The Lark | |
Director: | Nikita Kurikhin Leonid Menaker |
Starring: | Gennadi Yukhtin Valeri Pogoreltsev Valentins Skulme Bruno Oja Ervin Abel |
Music: | Yakov Vaisburd |
Cinematography: | Viktor Karasyov Nikolai Zhilin |
Editing: | Raisa Izakson |
Studio: | Lenfilm |
Runtime: | 91 minutes |
Country: | Soviet Union |
Language: | Russian |
The Lark (Russian: Жаворонок|Zhavoronok) is a 1965 Soviet World War II film directed by Nikita Kurikhin and Leonid Menaker.[1] It was entered into the 1965 Cannes Film Festival.[2]
It features a story of a T-34 battle tank and its crew who escape from German training ground after being used as a living target practice. The tank becomes the titular lark, roaming through the land, announces incoming end of the Nazi rule, like larks announce end of winter season.

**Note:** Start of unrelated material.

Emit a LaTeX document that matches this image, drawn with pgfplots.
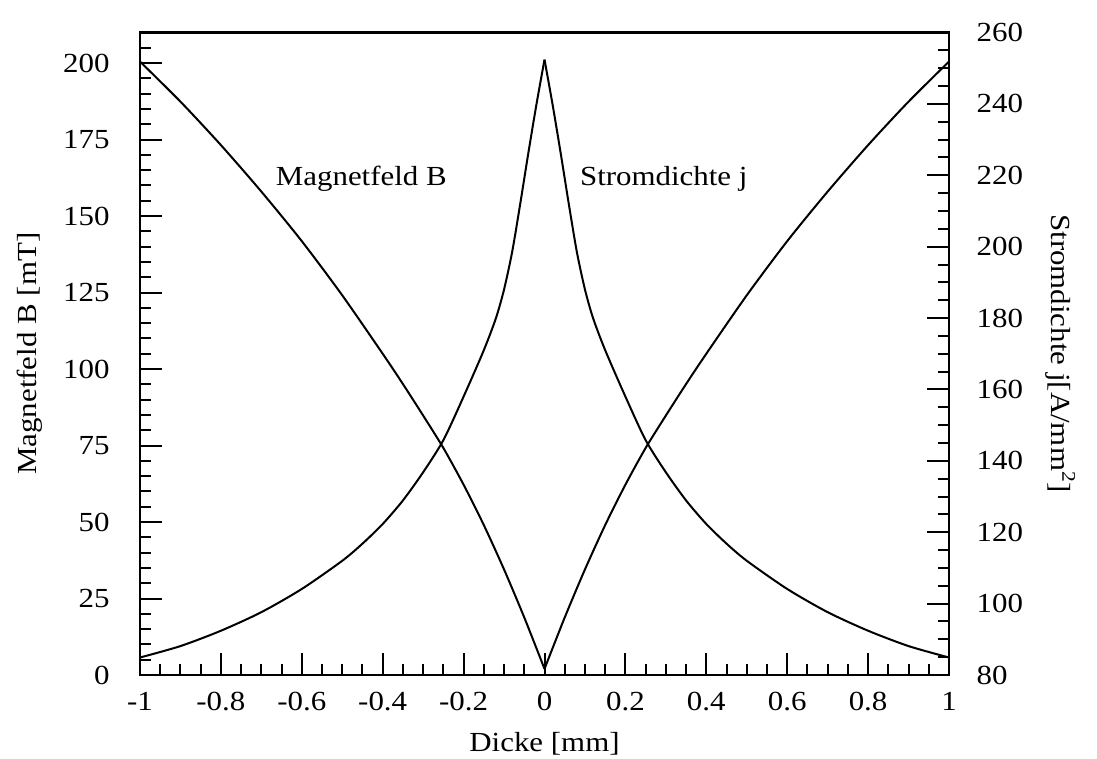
\documentclass[border=0pt]{standalone}
\usepackage{fontspec}
\setmainfont{Liberation Serif}[FakeStretch=1.12]
\usepackage{pgfplots}
\usepackage{pgfplotstable}
\pgfplotsset{compat=1.18}
\newcommand{\myfont}{\fontsize{13.8pt}{16pt}\selectfont}

% Magnetfeld B, left branch
\pgfplotstableread{
x B
-1 200.5
-0.9 187.4
-0.8 173.2
-0.7 158.0
-0.6 141.8
-0.5 124.1
-0.4 105.0
-0.35 95.1
-0.3 84.8
-0.25 74.2
-0.2 62.2
-0.15 49.0
-0.1 34.5
-0.05 18.8
0 2
}\Bleft
% Magnetfeld B, right branch
\pgfplotstableread{
x B
0 2
0.05 18.8
0.1 34.5
0.15 49.0
0.2 62.2
0.25 74.2
0.3 84.8
0.35 95.1
0.4 105.0
0.5 124.1
0.6 141.8
0.7 158.0
0.8 173.2
0.9 187.4
1 200.5
}\Bright
% Stromdichte j, left branch
\pgfplotstableread{
x j
-1 84.9
-0.9 88.1
-0.8 92.4
-0.7 97.6
-0.6 104.1
-0.5 112.0
-0.45 116.8
-0.4 122.3
-0.35 128.9
-0.3 136.8
-0.25 145.8
-0.2 158.0
-0.15 171.0
-0.12 180.0
-0.1 188.0
-0.08 198.5
-0.06 212
-0.04 226.2
-0.02 239.8
0 252.4
}\jleft
% Stromdichte j, right branch
\pgfplotstableread{
x j
0 252.4
0.02 239.8
0.04 226.2
0.06 212
0.08 198.5
0.1 188.0
0.12 180.0
0.15 171.0
0.2 158.0
0.25 145.8
0.3 136.8
0.35 128.9
0.4 122.3
0.45 116.8
0.5 112.0
0.6 104.1
0.7 97.6
0.8 92.4
0.9 88.1
1 84.9
}\jright

\begin{document}
\myfont
\begin{tikzpicture}
\path[use as bounding box] (-70pt,-42pt) rectangle (478.5pt,337.5pt);
\pgfplotsset{
  common/.style={
    scale only axis, width=404.5pt, height=321.25pt,
    at={(0,0)}, anchor=south west,
    xmin=-1, xmax=1,
    tick align=inside,
    major tick length=11pt, minor tick length=5.3pt,
    every major tick/.append style={black, line width=1pt},
    every minor tick/.append style={black, line width=1pt},
    axis line style={black, line width=1.4pt},
    /pgf/number format/assume math mode=true,
    tick label style={font=\myfont, black},
    label style={font=\myfont, black},
  },
  curve/.style={black, line width=1pt, mark=none, smooth, tension=0.45},
}
\begin{axis}[common,
  ymin=0, ymax=210,
  ytick={0,25,...,200},
  minor ytick={0,5,...,210},
  ytick pos=left,
  yticklabel style={anchor=east, xshift=-10.4pt},
  xtick={-1,-0.8,-0.6,-0.4,-0.2,0,0.2,0.4,0.6,0.8,1},
  xticklabels={-1,-0.8,-0.6,-0.4,-0.2,0,0.2,0.4,0.6,0.8,1},
  minor xtick={-0.95,-0.9,-0.85,-0.75,-0.7,-0.65,-0.55,-0.5,-0.45,-0.35,-0.3,-0.25,-0.15,-0.1,-0.05,0.05,0.1,0.15,0.25,0.3,0.35,0.45,0.5,0.55,0.65,0.7,0.75,0.85,0.9,0.95},
  xtick pos=bottom,
  xticklabel style={anchor=north, yshift=-4pt},
  xlabel={Dicke [mm]},
  xlabel style={at={(axis description cs:0.5,-0.1198)}, anchor=base},
  ylabel={Magnetfeld B [mT]},
  ylabel style={at={(axis description cs:-0.1277,0.5)}, anchor=base},
]
\addplot[curve] table[x=x, y=B] {\Bleft};
\addplot[curve] table[x=x, y=B] {\Bright};
\node[font=\myfont, inner sep=0pt, anchor=base west] at (axis cs:-0.665,160) {Magnetfeld B};
\node[font=\myfont, inner sep=0pt, anchor=base west] at (axis cs:0.087,160) {Stromdichte j};
\end{axis}
\begin{axis}[common,
  ymin=80, ymax=260,
  ytick={80,100,...,260},
  minor ytick={80,85,...,260},
  ytick pos=right,
  yticklabel pos=right,
  yticklabel style={anchor=west, xshift=9pt},
  xtick=\empty,
  ylabel={Stromdichte j[A/mm\textsuperscript{2}]},
  ylabel style={at={(axis description cs:1.1273,0.5)}, anchor=base, rotate=180},
]
\addplot[curve] table[x=x, y=j] {\jleft};
\addplot[curve] table[x=x, y=j] {\jright};
\end{axis}
\end{tikzpicture}
\end{document}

The film is characteristic for its symbolism with scenes featuring destruction of a German monument in a heart of a city the tank enters, or symbolic destruction of the Wehrmacht when the tank accidentally crashes inside a cinema building and drives through the screen during a German propaganda movie display. The T-34 tank is a symbol itself, being portrayed like an unstoppable, almost god-like creature that inserts fear into occupants by destroying symbols of Nazi rule and enthusiasm into the Soviet captives witnessing its march. Even after its crew is killed, the tank continues its march, driving towards light of the sun.